### YOUR GOAL
What is the number of lines in the data holding the word "code"? Give that number by itself.

### DATA
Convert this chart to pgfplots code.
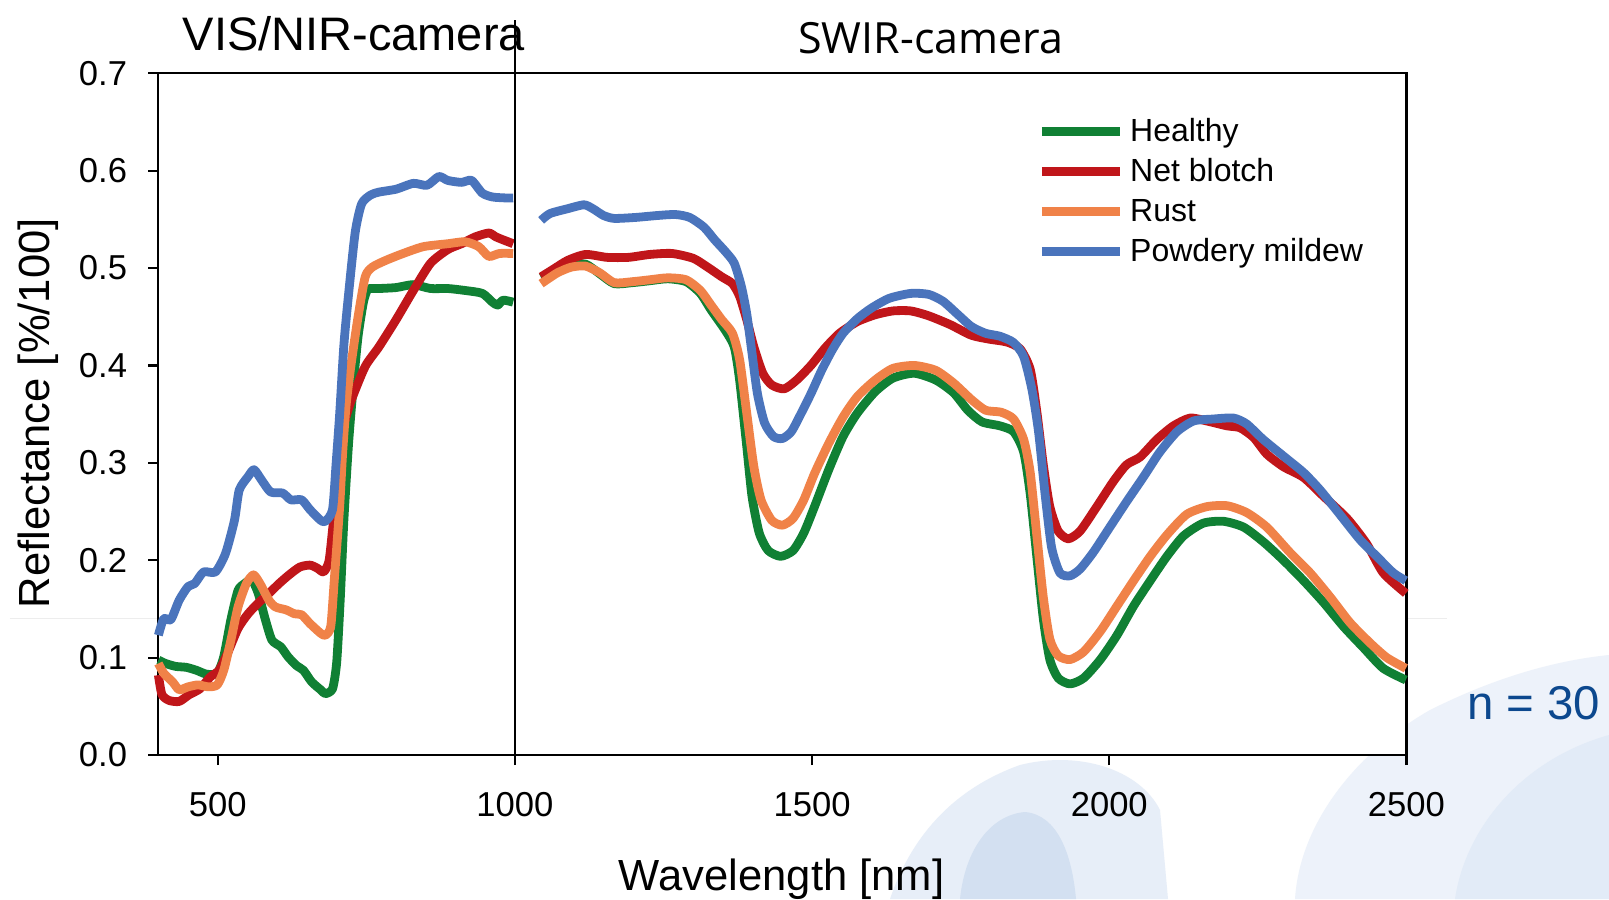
\documentclass[border=0pt]{standalone}
\usepackage{pgfplots}
\pgfplotsset{compat=1.18}
\usepackage{pgfplotstable}
\usepackage{fontspec}
\setmainfont{Liberation Sans}
\newfontfamily\swirfont{Open Sans}

\definecolor{healthy}{RGB}{16,128,52}
\definecolor{netblotch}{RGB}{192,22,26}
\definecolor{rust}{RGB}{240,130,72}
\definecolor{mildew}{RGB}{74,116,188}
\definecolor{nblue}{RGB}{12,72,142}
\definecolor{bgA}{RGB}{231,238,248}
\definecolor{bgB}{RGB}{211,224,241}
\definecolor{bgC}{RGB}{237,242,250}
\definecolor{bgD}{RGB}{226,235,247}

% mean spectra, wavelength [nm] vs reflectance; nan row = gap between the two cameras
\pgfplotstableread{
nm r
400 0.0975
412 0.094
429 0.091
447 0.090
464 0.087
481 0.083
499 0.084
510 0.101
522 0.139
534 0.169
545 0.176
557 0.180
568 0.166
580 0.139
591 0.118
606 0.111
618 0.101
632 0.092
644 0.087
658 0.075
673 0.067
681 0.063
693 0.068
700 0.095
706 0.160
712 0.240
720 0.320
728 0.380
736 0.430
745 0.465
752 0.478
760 0.479
771 0.479
800 0.480
829 0.483
858 0.479
887 0.479
916 0.477
945 0.474
962 0.465
971 0.462
980 0.467
997 0.465
1020 nan
1044 0.490
1071 0.498
1095 0.503
1119 0.504
1143 0.494
1167 0.484
1197 0.485
1227 0.487
1257 0.489
1288 0.486
1312 0.474
1330 0.457
1354 0.436
1369 0.419
1378 0.385
1390 0.317
1399 0.265
1411 0.228
1426 0.210
1447 0.204
1468 0.210
1486 0.228
1504 0.255
1528 0.293
1552 0.327
1576 0.351
1606 0.373
1636 0.387
1672 0.392
1708 0.385
1738 0.372
1762 0.354
1786 0.342
1816 0.338
1839 0.332
1856 0.311
1867 0.268
1878 0.204
1889 0.140
1900 0.098
1914 0.079
1934 0.073
1957 0.079
1985 0.098
2013 0.123
2041 0.153
2069 0.179
2097 0.204
2125 0.225
2158 0.238
2192 0.240
2226 0.234
2259 0.219
2293 0.200
2327 0.179
2360 0.157
2394 0.132
2428 0.110
2461 0.089
2499 0.077
}\tabHealthy

\pgfplotstableread{
nm r
400 0.082
406 0.062
418 0.056
435 0.055
452 0.062
470 0.068
487 0.080
502 0.087
516 0.104
534 0.130
551 0.145
568 0.156
586 0.166
603 0.176
620 0.185
638 0.193
655 0.195
667 0.192
678 0.188
687 0.199
693 0.231
699 0.265
707 0.317
713 0.341
725 0.365
748 0.399
771 0.419
800 0.447
829 0.477
858 0.505
887 0.519
910 0.525
933 0.532
956 0.536
968 0.532
980 0.529
997 0.525
1020 nan
1044 0.491
1065 0.499
1089 0.508
1119 0.514
1155 0.511
1191 0.511
1227 0.514
1264 0.515
1300 0.510
1324 0.501
1348 0.491
1366 0.484
1378 0.471
1390 0.447
1402 0.419
1417 0.392
1432 0.380
1453 0.376
1474 0.385
1498 0.400
1522 0.418
1546 0.433
1576 0.445
1606 0.452
1636 0.456
1666 0.456
1696 0.451
1732 0.442
1768 0.431
1798 0.427
1828 0.424
1850 0.417
1867 0.396
1878 0.353
1889 0.298
1900 0.255
1914 0.230
1931 0.222
1951 0.230
1979 0.255
2007 0.281
2029 0.298
2052 0.306
2080 0.324
2108 0.338
2136 0.346
2164 0.343
2198 0.338
2220 0.336
2243 0.326
2265 0.309
2293 0.296
2327 0.285
2360 0.266
2400 0.243
2433 0.217
2461 0.187
2499 0.166
}\tabNetBlotch

\pgfplotstableread{
nm r
400 0.094
409 0.084
424 0.075
435 0.067
450 0.070
467 0.072
484 0.070
499 0.072
510 0.087
522 0.118
534 0.152
548 0.176
560 0.185
571 0.176
586 0.159
597 0.152
615 0.149
629 0.145
641 0.144
655 0.135
673 0.125
681 0.123
690 0.132
696 0.180
705 0.255
710 0.310
716 0.360
724 0.400
736 0.450
748 0.491
760 0.501
783 0.508
812 0.515
846 0.522
887 0.525
916 0.527
939 0.522
956 0.512
974 0.515
997 0.515
1020 nan
1044 0.484
1071 0.495
1095 0.501
1119 0.502
1143 0.495
1167 0.485
1197 0.486
1227 0.488
1257 0.490
1288 0.488
1312 0.477
1330 0.462
1348 0.447
1366 0.433
1378 0.406
1390 0.351
1402 0.296
1414 0.262
1432 0.241
1450 0.236
1468 0.243
1486 0.262
1504 0.289
1528 0.320
1552 0.347
1576 0.368
1606 0.385
1636 0.397
1672 0.400
1708 0.395
1738 0.382
1768 0.365
1792 0.354
1818 0.352
1839 0.345
1856 0.324
1867 0.290
1878 0.226
1889 0.162
1900 0.119
1914 0.102
1934 0.098
1957 0.106
1985 0.127
2013 0.153
2041 0.179
2069 0.204
2097 0.226
2130 0.247
2164 0.255
2198 0.256
2231 0.249
2265 0.234
2304 0.208
2338 0.187
2372 0.162
2405 0.136
2439 0.115
2467 0.100
2499 0.089
}\tabRust

\pgfplotstableread{
nm r
400 0.123
409 0.140
421 0.139
435 0.159
450 0.173
461 0.176
476 0.188
496 0.188
513 0.207
528 0.241
536 0.272
551 0.286
561 0.293
574 0.282
589 0.270
609 0.269
623 0.262
641 0.262
655 0.252
673 0.241
681 0.240
693 0.252
699 0.299
705 0.350
712 0.420
719 0.467
731 0.536
742 0.566
757 0.575
771 0.578
800 0.581
829 0.587
852 0.585
872 0.594
887 0.590
910 0.588
927 0.590
945 0.577
962 0.573
985 0.572
997 0.572
1020 nan
1044 0.549
1059 0.556
1089 0.561
1116 0.565
1131 0.561
1149 0.554
1167 0.551
1203 0.552
1240 0.554
1270 0.555
1294 0.552
1318 0.542
1336 0.529
1354 0.517
1369 0.505
1381 0.481
1390 0.453
1399 0.412
1408 0.371
1420 0.341
1435 0.327
1450 0.325
1465 0.332
1480 0.349
1498 0.371
1516 0.395
1534 0.416
1552 0.433
1576 0.448
1600 0.459
1630 0.469
1666 0.474
1696 0.473
1720 0.466
1744 0.453
1768 0.440
1792 0.433
1816 0.430
1839 0.4235
1856 0.409
1870 0.375
1881 0.332
1892 0.268
1903 0.213
1917 0.187
1934 0.184
1951 0.191
1973 0.208
2001 0.234
2029 0.260
2057 0.285
2085 0.311
2114 0.332
2142 0.343
2175 0.345
2209 0.346
2231 0.340
2259 0.324
2293 0.307
2327 0.290
2355 0.272
2388 0.247
2422 0.221
2450 0.204
2478 0.187
2499 0.179
}\tabMildew

\begin{document}
\begin{tikzpicture}
\useasboundingbox[fill=white] (-79.2pt,-72pt) rectangle (725.3pt,377.5pt);

% slide background (full-size pixel coordinates)
\begin{scope}[shift={(-79.2pt,377.5pt)}, x=0.5pt, y=-0.5pt]
  \draw[black!7, line width=0.6pt] (10,618.7) -- (1447,618.7);
  \fill[bgA] (890,899) .. controls (910,840) and (950,790) .. (1020,765)
     .. controls (1080,750) and (1140,770) .. (1160,810) -- (1168,899) -- cycle;
  \fill[bgB] (960,899) .. controls (965,850) and (990,815) .. (1025,812)
     .. controls (1058,815) and (1072,855) .. (1076,899) -- cycle;
  \fill[bgC] (1295,899) .. controls (1300,820) and (1360,750) .. (1430,710)
     .. controls (1500,675) and (1560,660) .. (1609,655) -- (1609,899) -- cycle;
  \fill[bgD] (1455,899) .. controls (1465,830) and (1520,760) .. (1609,735) -- (1609,899) -- cycle;
\end{scope}

\begin{axis}[
  at={(0pt,0pt)}, anchor=south west,
  scale only axis, width=624pt, height=340.85pt,
  xmin=400, xmax=2500, ymin=0, ymax=0.7,
  axis background/.style={fill=white},
  axis line style={line width=1.1pt},
  every tick/.style={line width=1.1pt, black},
  major tick length=5pt,
  tick align=outside, tick pos=left,
  xtick={500,1000,1500,2000,2500},
  ytick={0,0.1,0.2,0.3,0.4,0.5,0.6,0.7},
  /pgf/number format/assume math mode=true,
  xticklabel style={/pgf/number format/1000 sep={}, font=\fontsize{17.3}{20}\selectfont,
    anchor=base, inner sep=0pt, yshift=-25.8pt},
  yticklabel style={/pgf/number format/.cd, fixed, fixed zerofill, precision=1, /tikz/.cd,
    font=\fontsize{17.3}{20}\selectfont, anchor=east, inner sep=0pt, xshift=-10.5pt},
  xlabel={Wavelength [nm]},
  ylabel={Reflectance [\%/100]},
  every axis x label/.style={at={(axis description cs:0.4994,-0.1992)}, anchor=base,
    font=\fontsize{21.8}{26}\selectfont},
  every axis y label/.style={at={(axis description cs:-0.0869,0.5014)}, rotate=90, anchor=base,
    font=\fontsize{21.8}{26}\selectfont},
  unbounded coords=jump,
  clip=false,
  legend cell align=left,
  legend image code/.code={\draw[#1, line width=4.4pt] (0pt,0.85pt) -- (39pt,0.85pt);},
  legend style={at={(axis description cs:0.7040,0.9343)}, anchor=north west,
    draw=none, fill=none, inner sep=0pt, row sep=4.9pt,
    font=\fontsize{16}{19}\selectfont,
    nodes={inner sep=0pt, text height=11.6pt, text depth=3.4pt},
    /tikz/every odd column/.append style={column sep=3pt}},
  every axis plot/.append style={line width=4.4pt, line join=round, smooth, tension=0.4},
]
\addplot[healthy] table[x=nm, y=r] {\tabHealthy};
\addplot[netblotch] table[x=nm, y=r] {\tabNetBlotch};
\addplot[rust] table[x=nm, y=r] {\tabRust};
\addplot[mildew] table[x=nm, y=r] {\tabMildew};
\legend{Healthy, Net blotch, Rust, Powdery mildew}
\draw[black, line width=1.1pt] (axis cs:1000,0) -- (axis cs:1000,0.7547);
\end{axis}

\node[anchor=base, inner sep=0pt, font=\fontsize{23.5}{28}\selectfont] at (97.7pt,352.4pt) {VIS/NIR-camera};
\node[anchor=base, inner sep=0pt, font=\swirfont\fontsize{21.5}{26}\selectfont] at (386.2pt,350.85pt) {SWIR-camera};
\node[anchor=base west, inner sep=0pt, text=nblue, font=\fontsize{23.7}{28}\selectfont] at (654.2pt,18pt) {n = 30};
\end{tikzpicture}
\end{document}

### EXERCISE RESULT
2